EXERCISE DESCRIPTION: Please reproduce the lines of the records below from the one holding "Convert this diagram to TikZ code." through the one holding "(10,11) -- (616,13);", inclusive, skipping all pictures.

* start PROVIDED RECORDS *

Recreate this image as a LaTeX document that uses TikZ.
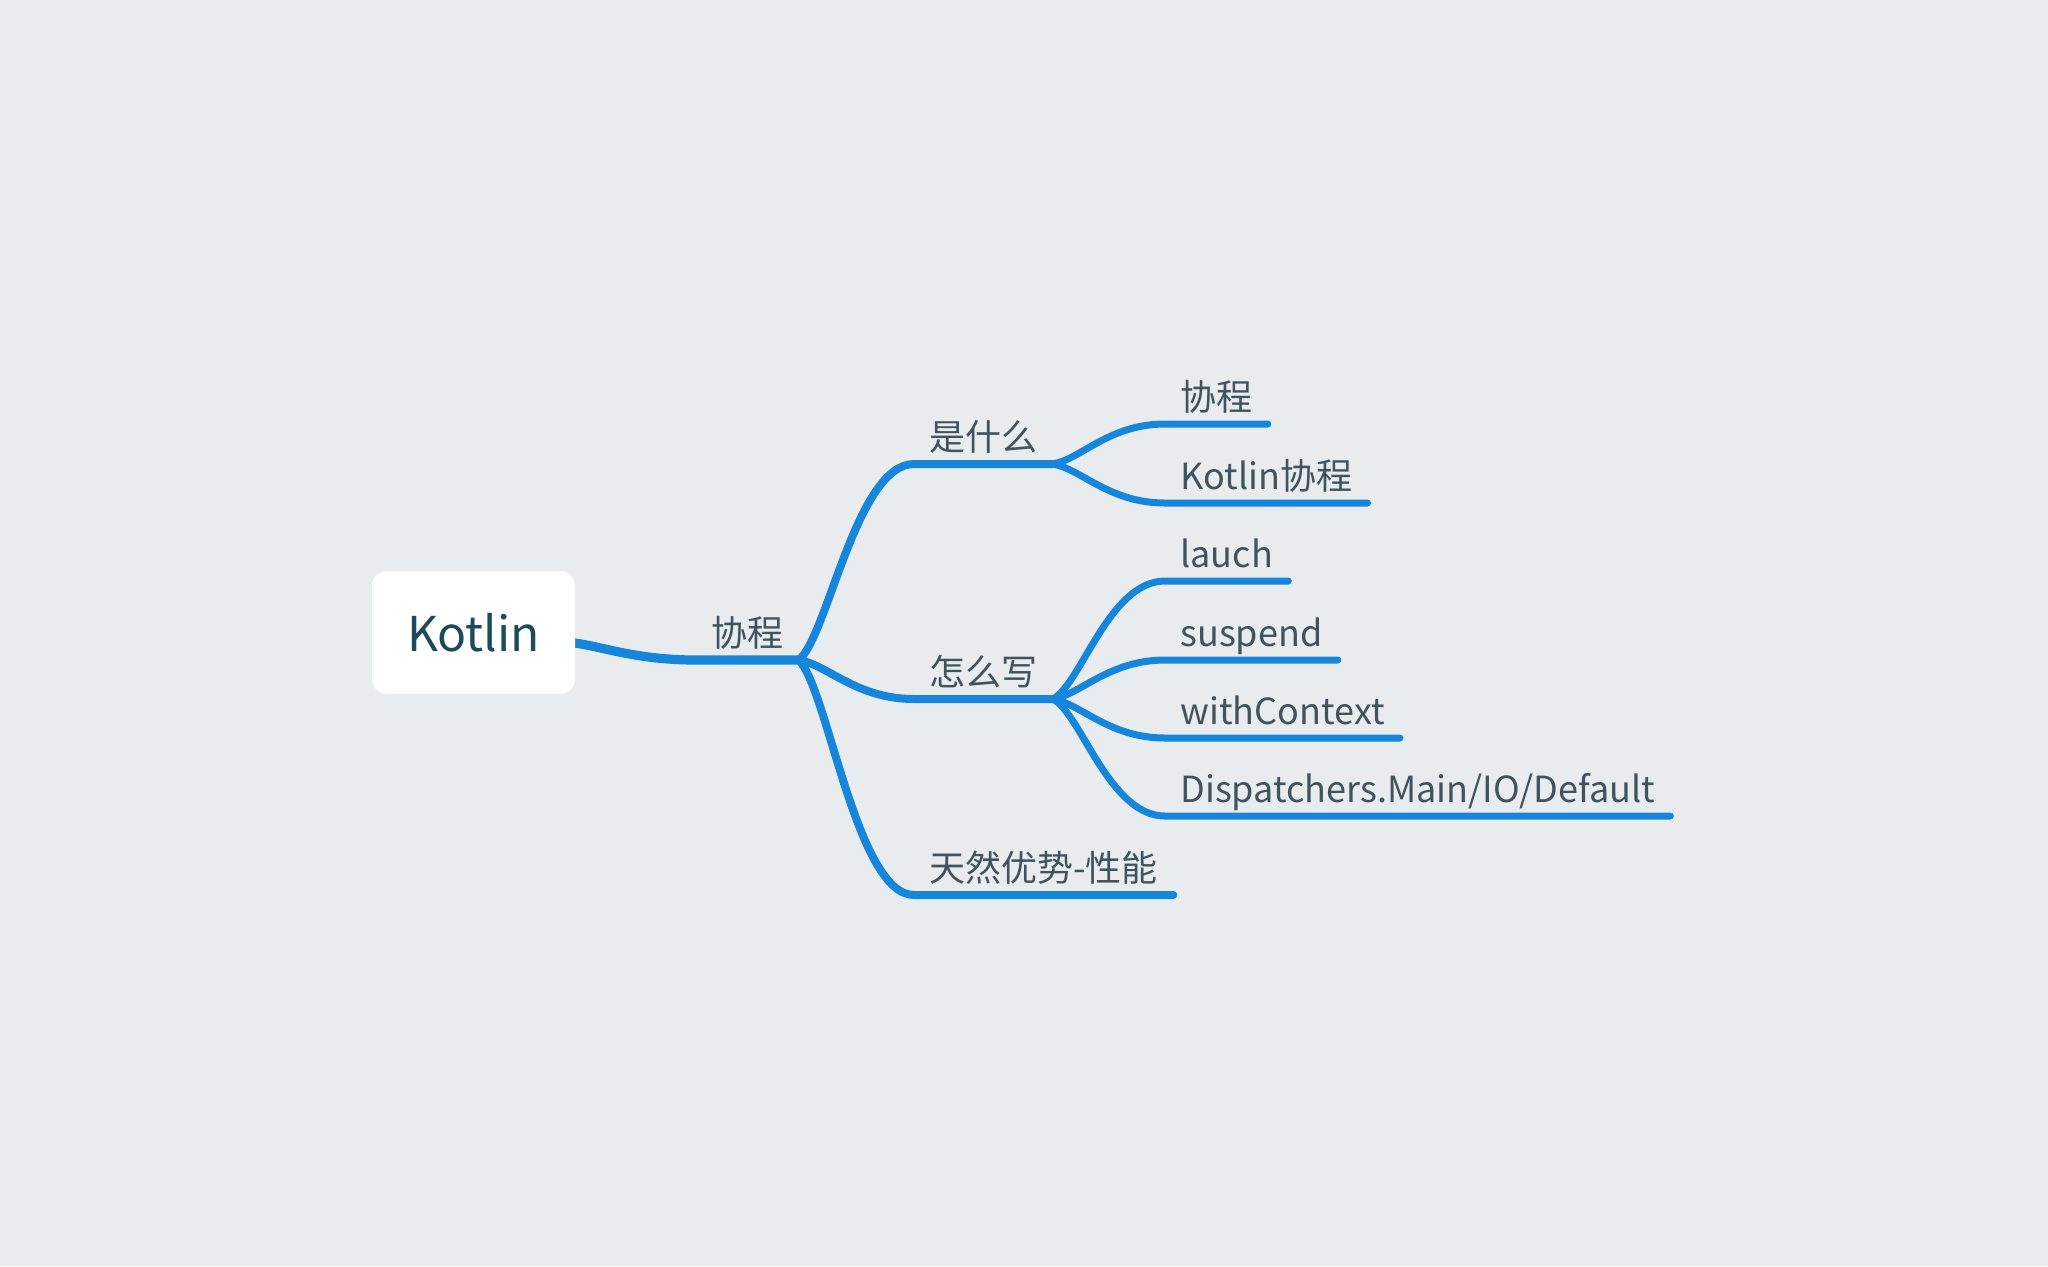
\documentclass[tikz,border=0pt]{standalone}
\usepackage{fontspec}
\setmainfont{Noto Sans CJK SC}
\usetikzlibrary{calc}
\definecolor{bgc}{RGB}{232,236,239}
\definecolor{linec}{RGB}{22,134,220}
\definecolor{txtc}{RGB}{64,83,94}
\definecolor{rootc}{RGB}{30,74,90}
\tikzset{
  topic/.style={anchor=south west, inner xsep=7.5pt, inner ysep=6.5pt, text depth=0pt,
    text=txtc, font=\fontsize{18pt}{22pt}\selectfont},
  rootbox/.style={fill=white, rounded corners=7.5pt, minimum width=101.5pt, minimum height=61.5pt,
    text=rootc, font=\fontsize{24pt}{29pt}\selectfont, inner sep=0pt},
  trunk/.style={draw=linec, line width=4.6pt, line cap=round, line join=round},
  br/.style={draw=linec, line width=4pt, line cap=round, line join=round},
  subbr/.style={draw=linec, line width=3.5pt, line cap=round, line join=round},
  branch/.style={to path={let \p1=(\tikztostart), \p2=(\tikztotarget) in
    .. controls ({\x1+0.25*(\x2-\x1)},{\y1+0.12*(\y2-\y1)}) and ({\x1+0.5*(\x2-\x1)},\y2) .. (\tikztotarget) \tikztonodes}}
}
\begin{document}
\begin{tikzpicture}[x=0.5pt,y=-0.5pt]
\useasboundingbox (0,0) rectangle (2048,1266);
\fill[bgc] (0,0) rectangle (2048,1266);
% topics
\node[topic] (t0) at (696,660) {协程};
\node[topic] (a) at (914,464) {是什么};
\node[topic] (b) at (914,699) {怎么写};
\node[topic] (c) at (914,895) {天然优势-性能};
\node[topic] (a1) at (1165,424) {协程};
\node[topic] (a2) at (1165,503) {Kotlin协程};
\node[topic] (b1) at (1165,581) {lauch};
\node[topic] (b2) at (1165,660) {suspend};
\node[topic] (b3) at (1165,738) {withContext};
\node[topic] (b4) at (1165,816) {Dispatchers.Main/IO/Default};
\coordinate (k0) at (565,642);
% connectors
\draw[trunk] (k0) to[branch] (t0.south west) -- (t0.south east);
\draw[br] (t0.south east) to[branch] (a.south west) -- (a.south east);
\draw[br] (t0.south east) to[branch] (b.south west) -- (b.south east);
\draw[br] (t0.south east) to[branch] (c.south west) -- (c.south east);
\draw[subbr] (a.south east) to[branch] (a1.south west) -- (a1.south east);
\draw[subbr] (a.south east) to[branch] (a2.south west) -- (a2.south east);
\draw[subbr] (b.south east) to[branch] (b1.south west) -- (b1.south east);
\draw[subbr] (b.south east) to[branch] (b2.south west) -- (b2.south east);
\draw[subbr] (b.south east) to[branch] (b3.south west) -- (b3.south east);
\draw[subbr] (b.south east) to[branch] (b4.south west) -- (b4.south east);
% root
\node[rootbox] (kotlin) at (473.5,632.5) {Kotlin};
\end{tikzpicture}
\end{document}
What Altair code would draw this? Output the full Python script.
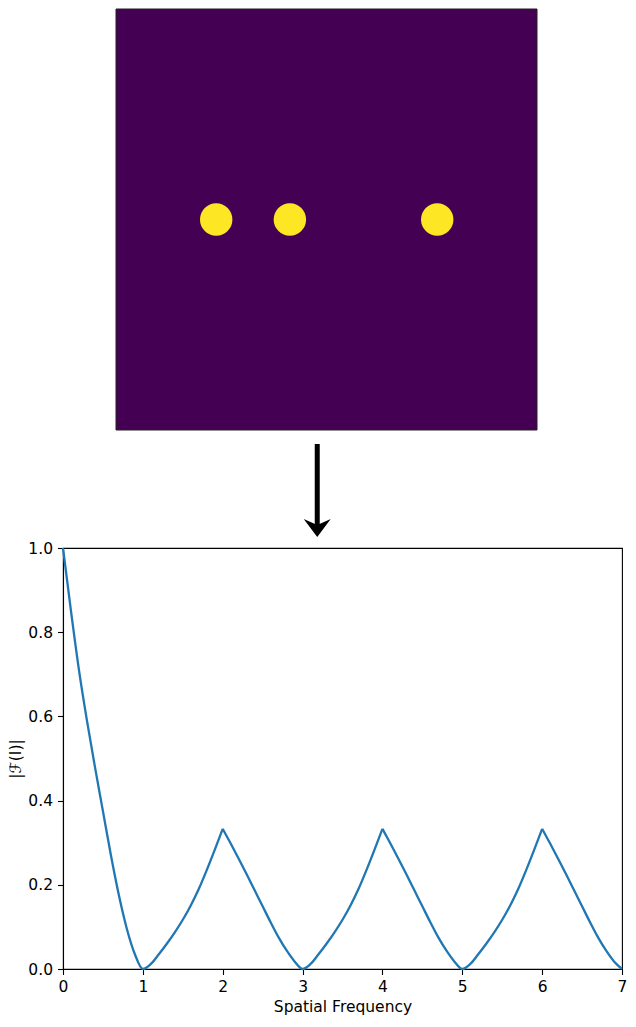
import altair as alt
import pandas as pd

# ---------------- data ----------------
# Top panel: image drawn in image coordinates (fraction of the image side, y down)
image_x0 = [0.0]
image_x1 = [1.0]
image_y0 = [0.0]
image_y1 = [1.0]

spot_x = [0.238, 0.413, 0.763]
spot_y = [0.5, 0.5, 0.5]

# arrow (same image coordinates, below the image)
arrow_x = [0.478]
arrow_y_start = [1.0333]
arrow_y_end = [1.2257]
arrow_head_y = [1.2221]

# Bottom panel: |F(I)| vs spatial frequency
freq = [0.0, 0.1, 0.2, 0.3, 0.4, 0.5, 0.6, 0.7, 0.8, 0.9,
        1.0, 1.1, 1.2, 1.3, 1.4, 1.5, 1.6, 1.7, 1.8, 1.9,
        2.0, 2.1, 2.2, 2.3, 2.4, 2.5, 2.6, 2.7, 2.8, 2.9,
        3.0, 3.1, 3.2, 3.3, 3.4, 3.5, 3.6, 3.7, 3.8, 3.9,
        4.0, 4.1, 4.2, 4.3, 4.4, 4.5, 4.6, 4.7, 4.8, 4.9,
        5.0, 5.1, 5.2, 5.3, 5.4, 5.5, 5.6, 5.7, 5.8, 5.9,
        6.0, 6.1, 6.2, 6.3, 6.4, 6.5, 6.6, 6.7, 6.8, 6.9,
        7.0]
magnitude = [1.000, 0.850, 0.710, 0.590, 0.480, 0.375, 0.270, 0.175, 0.095, 0.035,
             0.000, 0.012, 0.035, 0.060, 0.087, 0.117, 0.151, 0.190, 0.235, 0.283,
             0.333, 0.298, 0.262, 0.225, 0.187, 0.149, 0.111, 0.075, 0.044, 0.018,
             0.000, 0.012, 0.035, 0.060, 0.087, 0.117, 0.151, 0.190, 0.235, 0.283,
             0.333, 0.298, 0.262, 0.225, 0.187, 0.149, 0.111, 0.075, 0.044, 0.018,
             0.000, 0.012, 0.035, 0.060, 0.087, 0.117, 0.151, 0.190, 0.235, 0.283,
             0.333, 0.298, 0.262, 0.225, 0.187, 0.149, 0.111, 0.075, 0.044, 0.018,
             0.000]
# frequencies where the curve has sharp peaks (the line is split there)
peak_freq = [2.0, 4.0, 6.0]

x_ticks = [0, 1, 2, 3, 4, 5, 6, 7]
y_ticks = [0.0, 0.2, 0.4, 0.6, 0.8, 1.0]

FONT = "DejaVu Sans"
FS = 15.5
W = 559
IMG = 421.0
IMG_OFF = 53.0

# ---------------- top panel ----------------
TOP_H = 531
xs_top = alt.Scale(domain=[-IMG_OFF / IMG, (W - IMG_OFF) / IMG], nice=False, zero=False)
ys_top = alt.Scale(domain=[0, TOP_H / IMG], nice=False, zero=False, reverse=True)

img_df = pd.DataFrame({"x0": image_x0, "x1": image_x1, "y0": image_y0, "y1": image_y1})
spot_df = pd.DataFrame({"x": spot_x, "y": spot_y})
arrow_df = pd.DataFrame({"x": arrow_x, "y0": arrow_y_start, "y1": arrow_y_end, "yh": arrow_head_y})

background = alt.Chart(img_df).mark_rect(
    fill="#440154", stroke="#222222", strokeWidth=1
).encode(
    x=alt.X("x0:Q", scale=xs_top, axis=None),
    x2="x1:Q",
    y=alt.Y("y0:Q", scale=ys_top, axis=None),
    y2="y1:Q",
)

spots = alt.Chart(spot_df).mark_circle(
    size=1050, color="#fde725", opacity=1
).encode(
    x=alt.X("x:Q", scale=xs_top, axis=None),
    y=alt.Y("y:Q", scale=ys_top, axis=None),
)

shaft = alt.Chart(arrow_df).mark_rule(color="black", strokeWidth=5).encode(
    x=alt.X("x:Q", scale=xs_top, axis=None),
    y=alt.Y("y0:Q", scale=ys_top, axis=None),
    y2="y1:Q",
)

head = alt.Chart(arrow_df).mark_point(
    shape="M0,1 L-1,-0.333 L0,0.111 L1,-0.333 Z",
    filled=True, fill="black", size=729, opacity=1, strokeWidth=0
).encode(
    x=alt.X("x:Q", scale=xs_top, axis=None),
    y=alt.Y("yh:Q", scale=ys_top, axis=None),
)

top = alt.layer(background, spots, shaft, head).properties(width=W, height=TOP_H)

# ---------------- bottom panel ----------------
rows = []
for f, m in zip(freq, magnitude):
    seg = sum(1 for p in peak_freq if f > p)
    rows.append({"freq": f, "mag": m, "seg": seg})
    if f in peak_freq:
        rows.append({"freq": f, "mag": m, "seg": seg + 1})
line_df = pd.DataFrame(rows)

bottom = alt.Chart(line_df).mark_line(
    color="#1f77b4", strokeWidth=2.3, interpolate="monotone"
).encode(
    x=alt.X("freq:Q", scale=alt.Scale(domain=[0, 7], nice=False, zero=False),
            axis=alt.Axis(values=x_ticks, format="d", title="Spatial Frequency",
                          labelFlush=False, labelPadding=4.5, titlePadding=5)),
    y=alt.Y("mag:Q", scale=alt.Scale(domain=[0, 1], nice=False),
            axis=alt.Axis(values=y_ticks, format=".1f", title="|ℱ(I)|",
                          labelPadding=5, titlePadding=4)),
    detail="seg:N",
    order="freq:Q",
).properties(width=W, height=421, view=alt.ViewBackground(stroke="black", strokeWidth=1.1))

chart = alt.vconcat(top, bottom, spacing=0).properties(padding=0).configure_view(
    stroke=None
).configure_axis(
    labelFont=FONT, titleFont=FONT, labelFontSize=FS, titleFontSize=FS,
    titleFontWeight="normal", labelColor="black", titleColor="black",
    domainColor="black", tickColor="black", domainWidth=1.1, tickWidth=1.1,
    tickSize=5.5, grid=False,
)

chart.save("out.html", embed_options={"renderer": "svg", "actions": False})
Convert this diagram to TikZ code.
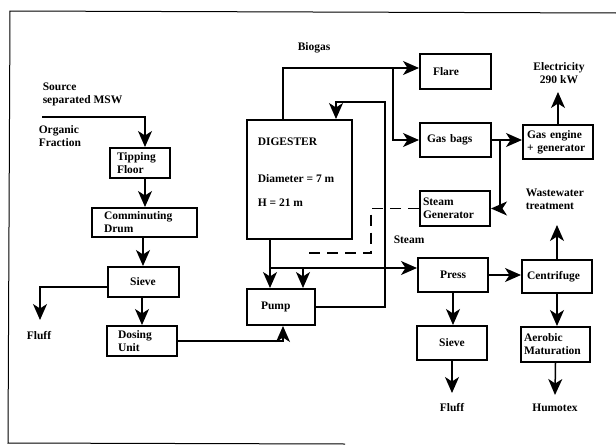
\documentclass[tikz,border=0pt]{standalone}
\usepackage{fontspec}
\setmainfont{Liberation Serif}
\usetikzlibrary{arrows.meta}

\begin{document}
\begin{tikzpicture}[x=1pt,y=-1pt,line width=1.5pt,
  every node/.style={font=\bfseries\fontsize{11.5}{13}\selectfont},
  box/.style={draw,line width=2pt,inner xsep=8pt,inner ysep=2pt,align=left,minimum height=#1},
  box/.default=30pt,
  flow/.style={-{Stealth[length=16pt,width=14pt,inset=4.5pt]}},
  lbl/.style={align=left,inner sep=0pt}]
  \useasboundingbox (0,0) rectangle (616,447);
  \draw[line width=1pt] (345,444) -- (8,443) -- (10,11) -- (616,13);

  \node[box,text width=46pt,inner xsep=7pt] (tip) at (140,163) {Tipping\\Floor};
  \node[box=29pt,inner xsep=12pt,text width=81pt] (drum) at (144.5,222.5) {Comminuting\\Drum};
  \node[box,text width=55pt,align=center] (sieve) at (143,282) {Sieve};
  \node[box,inner xsep=11pt,text width=48pt] (dose) at (142,341) {Dosing\\Unit};
  \node[box=36pt,inner xsep=14pt,text width=40pt] (pump) at (281,307) {Pump};
  \node[draw,line width=2pt,minimum width=105pt,minimum height=119pt] (dig) at (299.5,179.5) {};
  \node[lbl,anchor=west] (digname) at (257,142) {DIGESTER};
  \node[lbl,anchor=west] (digdiam) at (257,179) {Diameter = 7 m};
  \node[lbl,anchor=west] (digh) at (257,203) {H = 21 m};
  \node[box=35pt,inner xsep=13pt,text width=45pt] (flare) at (455.5,71.5) {Flare};
  \node[box=34pt,inner xsep=7pt,text width=57pt] (bags) at (455.5,140) {Gas bags};
  \node[box=35pt,inner xsep=3pt,text width=64pt] (steam) at (455,208.5) {Steam\\Generator};
  \node[box=34pt,inner xsep=4pt,text width=62pt] (engine) at (558,142) {Gas engine\\+ generator};
  \node[box=34pt,text width=54pt,align=center] (press) at (453,275) {Press};
  \node[box=34pt,text width=54pt,align=center] (sieveb) at (452,343) {Sieve};
  \node[box=33pt,inner xsep=5pt,text width=60pt] (cent) at (557,276.5) {Centrifuge};
  \node[box=35pt,inner xsep=3pt,text width=63pt] (aer) at (555.5,344.5) {Aerobic\\Maturation};

  \node[lbl,anchor=west] (msw) at (42,94.5) {Source\\separated MSW};
  \node[lbl,anchor=west] (org) at (38,136.5) {Organic\\Fraction};
  \node[lbl,anchor=west] (biogas) at (297,48) {Biogas};
  \node[lbl,align=center] (elec) at (559,73.5) {Electricity\\290 kW};
  \node[lbl,anchor=west] (ww) at (525,199.5) {Wastewater\\treatment};
  \node[lbl,anchor=west] (steaml) at (393,240) {Steam};
  \node (fluffa) at (39,336) {Fluff};
  \node (fluffb) at (452,408) {Fluff};
  \node (humotex) at (555,408) {Humotex};

  \coordinate (in) at (42,117);
  \coordinate (drumout) at (143,237);
  \coordinate (fa) at (40,320);
  \coordinate (jl) at (270,268);
  \coordinate (jr) at (303,268);
  \coordinate (loopr) at (385,102);
  \coordinate (loopl) at (336,102);
  \coordinate (bg) at (283,68);
  \coordinate (bgsplit) at (393,68);
  \coordinate (gsplit) at (500,140);
  \coordinate (dsh) at (371,253);
  \coordinate (dend) at (303,253);
  \coordinate (eltop) at (558,92);
  \coordinate (wwtop) at (557,225);
  \coordinate (fb) at (452,393);
  \coordinate (ht) at (555,395);

  \draw[flow] (in) -| ([xshift=5pt]tip.north);
  \draw[flow] ([xshift=5pt]tip.south) -- ([xshift=5pt]tip.south |- drum.north);
  \draw[flow] (drumout) -- (sieve.north);
  \draw[flow] (sieve.south -| dose.north) -- (dose.north);
  \draw[flow] ([yshift=-5pt]sieve.west) -| (fa);
  \draw[flow] (dose.east) -| ([xshift=2pt]pump.south);
  \draw[flow] (jl |- dig.south) -- (jl |- pump.north);
  \draw[flow] (jl) -- (jl -| press.west);
  \draw[flow] (jr) -- (jr |- pump.north);
  \draw[flow] (pump.east) -| (loopr) -- (loopl) -- (loopl |- dig.north);
  \draw[flow] (bg |- dig.north) -- (bg) -- (bg -| flare.west);
  \draw[flow] (bgsplit) |- (bags.west);
  \draw[flow] (bags.east) -- (bags.east -| engine.west);
  \draw[flow] (gsplit) |- (steam.east);
  \draw[dash pattern=on 11pt off 7pt] (steam.west) -| (dsh) -- (dend);
  \draw[flow] (engine.north) -- (eltop);
  \draw[flow] (cent.north) -- (wwtop);
  \draw[flow] (press.east) -- (press.east -| cent.west);
  \draw[flow] (press.south) -- (press.south |- sieveb.north);
  \draw[flow] (sieveb.south) -- (fb);
  \draw[flow] (cent.south) -- (cent.south |- aer.north);
  \draw[flow] (aer.south) -- (ht);
\end{tikzpicture}
\end{document}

* end PROVIDED RECORDS *

RESPONSE:
Convert this diagram to TikZ code.
\documentclass[tikz,border=0pt]{standalone}
\usepackage{fontspec}
\setmainfont{Liberation Serif}
\usetikzlibrary{arrows.meta}

\begin{document}
\begin{tikzpicture}[x=1pt,y=-1pt,line width=1.5pt,
  every node/.style={font=\bfseries\fontsize{11.5}{13}\selectfont},
  box/.style={draw,line width=2pt,inner xsep=8pt,inner ysep=2pt,align=left,minimum height=#1},
  box/.default=30pt,
  flow/.style={-{Stealth[length=16pt,width=14pt,inset=4.5pt]}},
  lbl/.style={align=left,inner sep=0pt}]
  \useasboundingbox (0,0) rectangle (616,447);
  \draw[line width=1pt] (345,444) -- (8,443) -- (10,11) -- (616,13);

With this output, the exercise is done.